#### Data in this exercise:

________________________________________

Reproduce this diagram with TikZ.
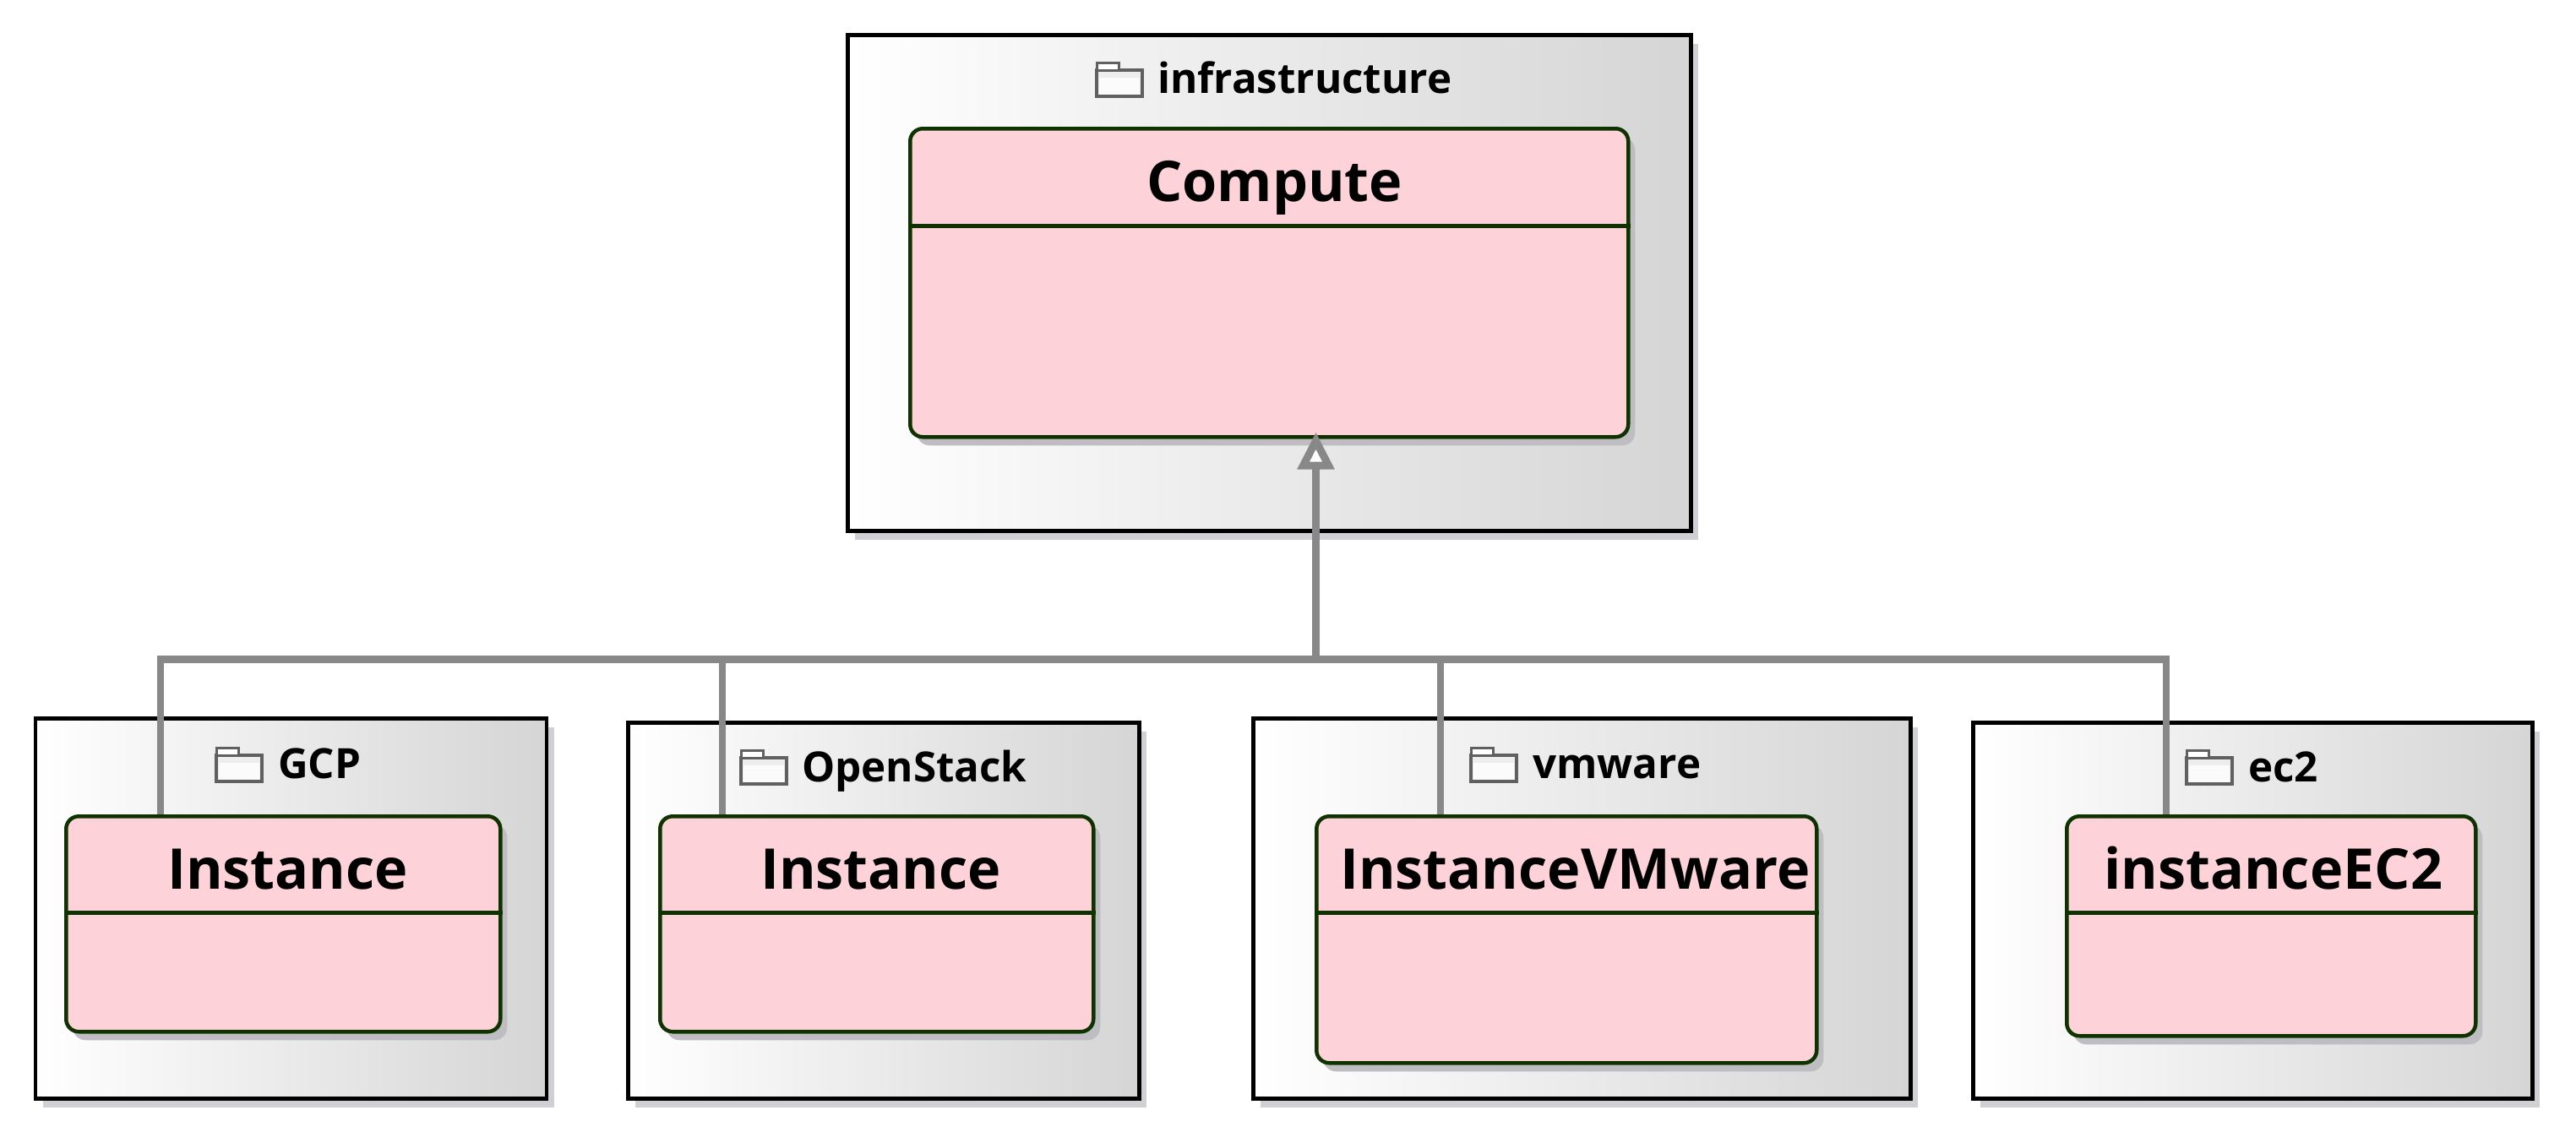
\documentclass[tikz,border=0pt]{standalone}
\usepackage{fontspec}
\setmainfont{Open Sans}[BoldFont={Open Sans Bold}]
\usetikzlibrary{shadows,arrows.meta,calc}
\definecolor{pinkfill}{HTML}{FDD2D8}
\definecolor{classline}{HTML}{0F3300}
\definecolor{conngray}{HTML}{888888}
\definecolor{pkgend}{HTML}{D5D5D5}
\definecolor{pkgshadow}{HTML}{D0D0D4}
\definecolor{classshadow}{HTML}{BEBEC2}
\definecolor{foldline}{HTML}{606060}
\tikzset{
  pkgbox/.style={rectangle,anchor=north west,inner sep=0pt,draw=black,line width=4.5pt,
    left color=white,right color=pkgend,
    drop shadow={shadow xshift=9pt,shadow yshift=-11pt,fill=pkgshadow,opacity=1}},
  classbox/.style={rectangle,anchor=north west,inner sep=0pt,draw=classline,line width=4.5pt,
    fill=pinkfill,rounded corners=15pt,
    drop shadow={shadow xshift=8pt,shadow yshift=-10pt,fill=classshadow,opacity=1}},
  sepline/.style={draw=classline,line width=5pt},
  pkglabel/.style={anchor=base west,inner sep=0pt,font=\fontsize{49.3}{49.3}\selectfont\bfseries},
  classlabel/.style={anchor=base west,inner sep=0pt,font=\fontsize{66.5}{66.5}\selectfont\bfseries},
  conn/.style={draw=conngray,line width=8pt},
  bus/.style={draw=conngray,line width=9pt},
  foldbody/.style={draw=foldline,line width=4pt,fill=black!7},
  foldtab/.style={draw=foldline,line width=3pt,fill=white},
}
\newcommand{\folder}[2]{%
  \path[foldbody] (#1,#2+9) rectangle (#1+54,#2+40);
  \path[foldtab] (#1,#2) rectangle (#1+26,#2+9);
  \fill[white!60!black!4] (#1+3,#2+18) rectangle (#1+51,#2+38);
}
\begin{document}
\begin{tikzpicture}[x=1pt,y=-1pt]
\useasboundingbox (0,0) rectangle (3049,1352);
\fill[white] (0,0) rectangle (3049,1352);
\begin{scope}[shift={(-2,-2)}]
% packages
\node[pkgbox,minimum width=998pt,minimum height=587pt] (infra) at (1003,41) {};
\node[pkgbox,minimum width=605pt,minimum height=450pt] (gcp) at (41.5,850) {};
\node[pkgbox,minimum width=605pt,minimum height=445pt] (openstack) at (743,855) {};
\node[pkgbox,minimum width=778pt,minimum height=450pt] (vmware) at (1483,850) {};
\node[pkgbox,minimum width=662pt,minimum height=445pt] (ec2) at (2335,855) {};
% classes
\node[classbox,minimum width=850pt,minimum height=365pt] (compute) at (1077,152) {};
\node[classbox,minimum width=514pt,minimum height=255pt] (instgcp) at (78,966) {};
\node[classbox,minimum width=513pt,minimum height=255pt] (instos) at (781,966) {};
\node[classbox,minimum width=592pt,minimum height=292pt] (instvm) at (1558,966) {};
\node[classbox,minimum width=484pt,minimum height=260pt] (instec) at (2446,966) {};
\end{scope}
% separators
\coordinate (sepc) at (0,267);
\coordinate (sepb) at (0,1080);
\draw[sepline] (compute.west |- sepc) -- (compute.east |- sepc);
\draw[sepline] (instgcp.west |- sepb) -- (instgcp.east |- sepb);
\draw[sepline] (instos.west |- sepb) -- (instos.east |- sepb);
\draw[sepline] (instvm.west |- sepb) -- (instvm.east |- sepb);
\draw[sepline] (instec.west |- sepb) -- (instec.east |- sepb);
% folder icons
\folder{1298}{74}
\folder{256}{885}
\folder{877}{888}
\folder{1741}{885}
\folder{2588}{888}
% package labels
\node[pkglabel] (linfra) at (1370,110) {infrastructure};
\node[pkglabel] (lgcp) at (329,921) {GCP};
\node[pkglabel] (los) at (949,925) {OpenStack};
\node[pkglabel] (lvm) at (1814,921) {vmware};
\node[pkglabel] (lec) at (2661,925) {ec2};
% class labels
\node[classlabel] (tcompute) at (1357,238) {Compute};
\node[classlabel] (tgcp) at (198,1052) {Instance};
\node[classlabel] (tos) at (900,1052) {Instance};
\node[classlabel] (tvm) at (1586,1052) {InstanceVMware};
\node[classlabel] (tec) at (2490,1052) {instanceEC2};
% connectors
\coordinate (bushub) at (1557.5,780);
\coordinate (busgcp) at (189.5,780);
\coordinate (busos) at (854.5,780);
\coordinate (busvm) at (1705,780);
\coordinate (busec) at (2564,780);
\draw[conn] (busgcp) -- (busgcp |- instgcp.north);
\draw[conn] (busos) -- (busos |- instos.north);
\draw[conn] (busvm) -- (busvm |- instvm.north);
\draw[conn] (busec) -- (busec |- instec.north);
\draw[bus] ([xshift=-4pt]busgcp) -- ([xshift=4pt]busec);
\draw[bus,-{Triangle[open,fill=white,length=44pt,width=42pt]}]
  (bushub) -- ([yshift=8pt]bushub |- compute.south);
\end{tikzpicture}
\end{document}
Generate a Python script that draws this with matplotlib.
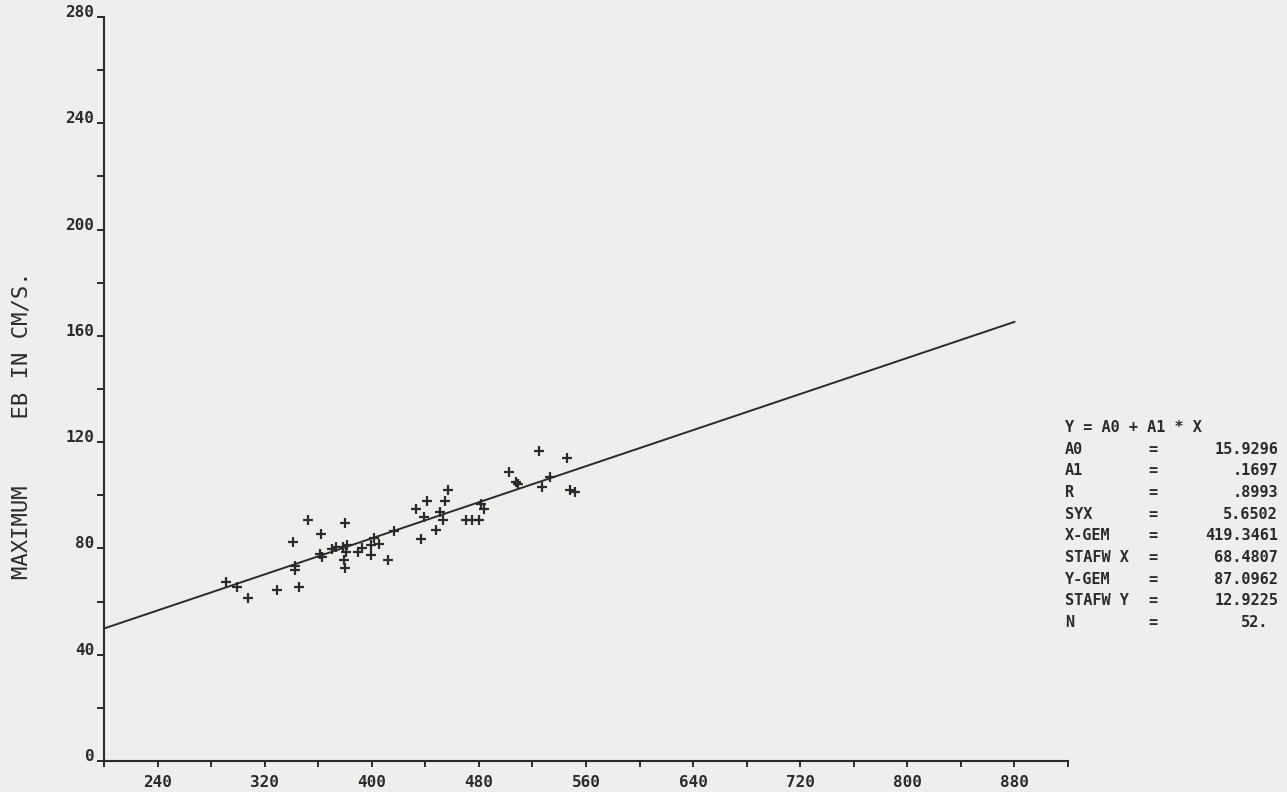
import numpy as np
import matplotlib.pyplot as plt
from matplotlib.ticker import MultipleLocator

# measured points (flow value vs maximum EB in cm/s)
x_vals = [291, 299, 307.5, 329.5, 346, 342.5, 342.5, 341.5, 352.5, 362.3,
          361, 363, 370, 373, 378.5, 381.8, 380, 380.5, 379.3, 380,
          390, 392.5, 399.5, 399.3, 401.5, 405.3, 412, 416.5, 433, 441.3,
          438.8, 436.8, 448, 451, 453.5, 454.8, 457.3, 470.6, 475, 479.8,
          481.8, 484, 502.8, 508, 509.5, 524.8, 526.8, 532.8, 545.5, 547.8,
          551.8]
y_vals = [67.5, 65.4, 61.5, 64.5, 65.6, 73.4, 72.0, 82.5, 90.6, 85.5,
          77.8, 76.8, 79.8, 80.6, 80.7, 81.3, 89.7, 78.6, 75.6, 72.5,
          78.8, 80.2, 81.3, 77.5, 83.8, 81.5, 75.6, 86.6, 94.7, 97.8,
          91.8, 83.6, 86.8, 93.8, 90.8, 97.8, 101.9, 90.7, 90.7, 90.7,
          96.8, 94.8, 108.9, 105.1, 104.3, 116.8, 103, 106.9, 113.9, 102,
          101.1]

A0 = 15.9296
A1 = 0.1697
fit_range = [200, 880]

stat_names = ["A0", "A1", "R", "SYX", "X-GEM", "STAFW X", "Y-GEM", "STAFW Y", "N"]
stat_values = ["15.9296", ".1697", ".8993", "5.6502", "419.3461",
               "68.4807", "87.0962", "12.9225", "52."]

ink = "#2b2b2b"
paper = "#eeeeec"
plt.rcParams['font.family'] = ['DejaVu Sans Mono']

fig = plt.figure(figsize=(12.87, 7.92), dpi=100, facecolor=paper)
ax = fig.add_axes([104 / 1287, 1 - 761 / 792, (1068 - 104) / 1287, (761 - 17) / 792])
ax.set_facecolor(paper)

# scatter of measurements
ax.plot(x_vals, y_vals, linestyle='none', marker='+', markersize=7.5,
        markeredgewidth=1.6, color=ink)

# regression line
xf = np.array(fit_range)
ax.plot(xf, A0 + A1 * xf, color=ink, linewidth=1.4)

ax.set_xlim(200, 920)
ax.set_ylim(0, 280)
for s in ['top', 'right']:
    ax.spines[s].set_visible(False)
for s in ['left', 'bottom']:
    ax.spines[s].set_linewidth(1.5)
    ax.spines[s].set_color(ink)

xt = np.arange(200, 921, 40)
ax.set_xticks(xt)
ax.set_xticklabels([str(v) if (v - 240) % 80 == 0 else "" for v in xt])
yt = np.arange(0, 281, 20)
ax.set_yticks(yt)
ax.set_yticklabels([str(v) if v % 40 == 0 else "" for v in yt])

ax.tick_params(axis='x', direction='out', length=4, width=1.4, color=ink,
               labelsize=11.5, labelcolor=ink, pad=6)
ax.tick_params(axis='y', direction='out', length=5, width=1.4, color=ink,
               labelsize=11.5, labelcolor=ink, pad=2)
for lab in ax.get_yticklabels() + ax.get_xticklabels():
    lab.set_fontweight('bold')
for lab in ax.get_yticklabels():
    lab.set_verticalalignment('baseline')

fig.text(22 / 1287, 1 - 425 / 792, "MAXIMUM     EB IN CM/S.", rotation=90,
         ha='center', va='center', fontsize=16, color=ink)

# statistics block
fig.text(1065 / 1287, 1 - 427 / 792, "Y = A0 + A1 * X", ha='left', va='center',
         fontsize=11, color=ink, fontweight='bold')
for i, (nm, val) in enumerate(zip(stat_names, stat_values)):
    yy = 1 - (449 + i * 21.7) / 792
    fig.text(1065 / 1287, yy, nm, ha='left', va='center', fontsize=11,
             color=ink, fontweight='bold')
    fig.text(1153 / 1287, yy, "=", ha='center', va='center', fontsize=11,
             color=ink, fontweight='bold')
    if nm == "N":
        fig.text(1241 / 1287, yy, val, ha='left', va='center', fontsize=11,
                 color=ink, fontweight='bold')
    else:
        fig.text(1278 / 1287, yy, val, ha='right', va='center', fontsize=11,
                 color=ink, fontweight='bold')

plt.savefig('out.png', dpi=100, facecolor=paper)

________________________________________

#### Request:
Start at the line containing "Generate a Python" and stop at the line containing "from matplotlib.ticker import MultipleLocator"; transcribe those lines exactly, skipping pictures.

#### Right answer:
Generate a Python script that draws this with matplotlib.
import numpy as np
import matplotlib.pyplot as plt
from matplotlib.ticker import MultipleLocator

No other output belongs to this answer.